Early in our marriage, my husband introduced me to flounder fishing. That attachment eventually evolved into crabbing, clamming, and a long stretch of boat ownership, but in the beginning, it was all about catching the coveted flounder.
Here’s my hubby, filleting the day’s catch at a bay front apartment we rented with his family in Maryland;
I’d never been fishing in my life the first time he took me out. I learned early on there were several types of fish and sea critters apt to go after the bait I dangled into the water, but not all were desirable. Those that weren’t, always got tossed back into the water.
Recently, I started thinking about fish in terms of plot. Sound crazy? Let me put it in perspective:
When you’re fishing for flounder, just about everything else falls into the category of “junk fish.” The most common junk fish we’d hook were sea robins. These guys will never win a beauty contest. If you don’t believe me, take a gander at the gent on the left.
Sea robins look like a leftover from the Paleozoic Era, They have legs, spines that inject poison, and wing-like fins. They also croak like a frog and will complain loudly when caught.
Despite that bizarre appearance, I always thought they were intriguing. They have pretty blue eyes, an opinion not shared by my husband.
Junk plots are much the same. Pull one from your writer’s hat and you’ll quickly realize no matter how you tweak it, you can’t make it work. It might have some redeeming value (like the sea robin’s pretty blue eyes) but, in the end, all you can do is toss it back into the plot bin and fish for another.
HARD SHELL CRABS
You’d be surprised how many hard shells go after a fishing line. In the beginning, we considered them a nuisance (they make nasty work of your bait). Then we realized we could steam them and have stuffed flounder! After that, any (legal) hard shell that wandered onto our lines was fair game. It wasn’t long before we were baiting and setting crab pots, collecting them in earnest.
Hard shell crabs are the plots that start out looking hopeless, but with polish and attention turn into gems. It takes some work to get them to that point, but when you do, they’re golden!
These guys rarely got snagged in the bay. When they did, thankfully they were small. My husband once caught one that was about eighteen inches long. At that size, they’re utterly bewitching, gleaming tin-foil bright in the sun.
You know this plot, right? The one that beguiles you with possibility. You’re enraptured by it, treating it like a prized jewel. Until you realize it can’t be manipulated to fit your needs. It blinds you with its beauty, but once you return to writer terra-firma, it becomes fool’s gold. Back into the plot bin it goes.
There was always a lot of excitement when we hooked a flounder. It’s why we’d spend 5-6 hours tooling around the bay, burning in the sun, maneuvering through channels and getting swamped in bigger wake.

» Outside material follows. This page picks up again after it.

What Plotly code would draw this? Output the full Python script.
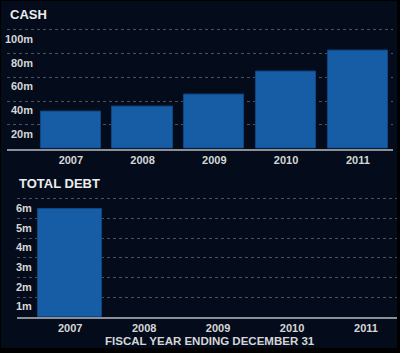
import plotly.graph_objects as go

years = ["2007", "2008", "2009", "2010", "2011"]
cash = [31, 35, 45.5, 64.5, 82.5]          # millions
debt = [5.5, 0, 0, 0, 0]                   # millions
cash_ticks = [20, 40, 60, 80, 100]
cash_tick_labels = ["20m", "40m", "60m", "80m", "100m"]
debt_ticks = [1, 2, 3, 4, 5, 6]
debt_tick_labels = ["1m", "2m", "3m", "4m", "5m", "6m"]

W, H = 400, 353
BG = "#040c1c"
BAR = "#165da6"
BAR_EDGE = "#0e4685"
TXT = "#d6d6d6"
GRID = "#4a5260"
FONT = "Liberation Sans, Arial, sans-serif"

def px(x):
    return x / W

def py(y):
    return 1 - y / H

fig = go.Figure()
fig.add_trace(go.Bar(x=list(range(5)), y=cash, xaxis="x", yaxis="y",
                     marker=dict(color=BAR, line=dict(color=BAR_EDGE, width=1)),
                     width=0.84, hoverinfo="skip"))
fig.add_trace(go.Bar(x=list(range(5)), y=debt, xaxis="x2", yaxis="y2",
                     marker=dict(color=BAR, line=dict(color=BAR_EDGE,
                                                      width=[1 if v > 0 else 0 for v in debt])),
                     width=0.865, hoverinfo="skip"))

tickfont = dict(family=FONT, size=11, color=TXT)
common_x = dict(tickmode="array", tickvals=list(range(5)),
                ticktext=["<b>%s</b>" % y for y in years],
                showgrid=False, zeroline=False, showline=True, linecolor="#8a8f98",
                linewidth=2, ticks="", tickfont=tickfont, fixedrange=True)
common_y = dict(tickmode="array", showticklabels=False, showgrid=True,
                gridcolor=GRID, griddash="dot", gridwidth=1, zeroline=False,
                showline=False, ticks="", fixedrange=True)

annotations = []
for v, t in zip(cash_ticks, cash_tick_labels):
    annotations.append(dict(x=px(35), xref="paper", y=v, yref="y", text="<b>%s</b>" % t,
                            xanchor="right", yanchor="top", showarrow=False,
                            font=dict(family=FONT, size=11, color=TXT), yshift=-1))
for v, t in zip(debt_ticks, debt_tick_labels):
    annotations.append(dict(x=px(34), xref="paper", y=v, yref="y2", text="<b>%s</b>" % t,
                            xanchor="right", yanchor="top", showarrow=False,
                            font=dict(family=FONT, size=11, color=TXT), yshift=-1))
annotations.append(dict(x=px(8), y=py(15), xref="paper", yref="paper", text="<b>CASH</b>",
                        xanchor="left", yanchor="middle", showarrow=False,
                        font=dict(family=FONT, size=13, color="#ececec")))
annotations.append(dict(x=px(17), y=py(183), xref="paper", yref="paper", text="<b>TOTAL DEBT</b>",
                        xanchor="left", yanchor="middle", showarrow=False,
                        font=dict(family=FONT, size=13, color="#ececec")))
annotations.append(dict(x=px(210), y=py(341), xref="paper", yref="paper",
                        text="<b>FISCAL YEAR ENDING DECEMBER 31</b>",
                        xanchor="center", yanchor="middle", showarrow=False,
                        font=dict(family=FONT, size=11.5, color=TXT)))

shapes = [
    dict(type="rect", xref="paper", yref="paper", x0=0, x1=1, y0=py(1), y1=1,
         fillcolor="#000000", line=dict(width=0), layer="above"),
    dict(type="rect", xref="paper", yref="paper", x0=0, x1=px(1), y0=0, y1=1,
         fillcolor="#000000", line=dict(width=0), layer="above"),
    dict(type="rect", xref="paper", yref="paper", x0=px(397), x1=1, y0=0, y1=1,
         fillcolor="#000000", line=dict(width=0), layer="above"),
    dict(type="rect", xref="paper", yref="paper", x0=0, x1=1, y0=0, y1=py(348),
         fillcolor="#000000", line=dict(width=0), layer="above"),
]

fig.update_layout(
    width=W, height=H, margin=dict(l=0, r=0, t=0, b=0),
    paper_bgcolor=BG, plot_bgcolor=BG, showlegend=False, bargap=0,
    xaxis=dict(common_x, domain=[px(7), px(393)], range=[-0.89, 4.49], anchor="y"),
    yaxis=dict(common_y, domain=[py(148.5), py(27.6)], range=[0, 102],
               tickvals=cash_ticks, anchor="x"),
    xaxis2=dict(common_x, domain=[px(17), px(397)], range=[-0.72, 4.42], anchor="y2"),
    yaxis2=dict(common_y, domain=[py(317), py(196)], range=[0, 6.15],
                tickvals=debt_ticks, anchor="x2"),
    annotations=annotations, shapes=shapes,
)

fig.write_html("out.html")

Flounder is the ideal writer’s plot. Perfection. Oh, you might have to filet it, to make it work the way you want, but you know you’ve got a winner as soon as you hook it.
I haven’t been flounder fishing in many years, but I remember those times with extreme fondness. My husband’s mother eventually bought a place at the beach, and hubby and I spent a couple of decades going down most every weekend during the summer.
This is a picture of the family pontoon boat moored at his mom’s place in Delaware. She has since sold, and although we hung onto the boat for many years afterward, its life finally expired. Salt water is extremely hard on a boat!
Twenty years of boating results in a lot of tales–and a lot of fish, LOL. I also did a lot of plotting on this pontoon and dreamed up some wonderful stories and characters. Here’s hoping you find more flounder than sea robins when you go fishing for plots!
How do you think my comparisons stack up? Do you recognize any of these fish/plots?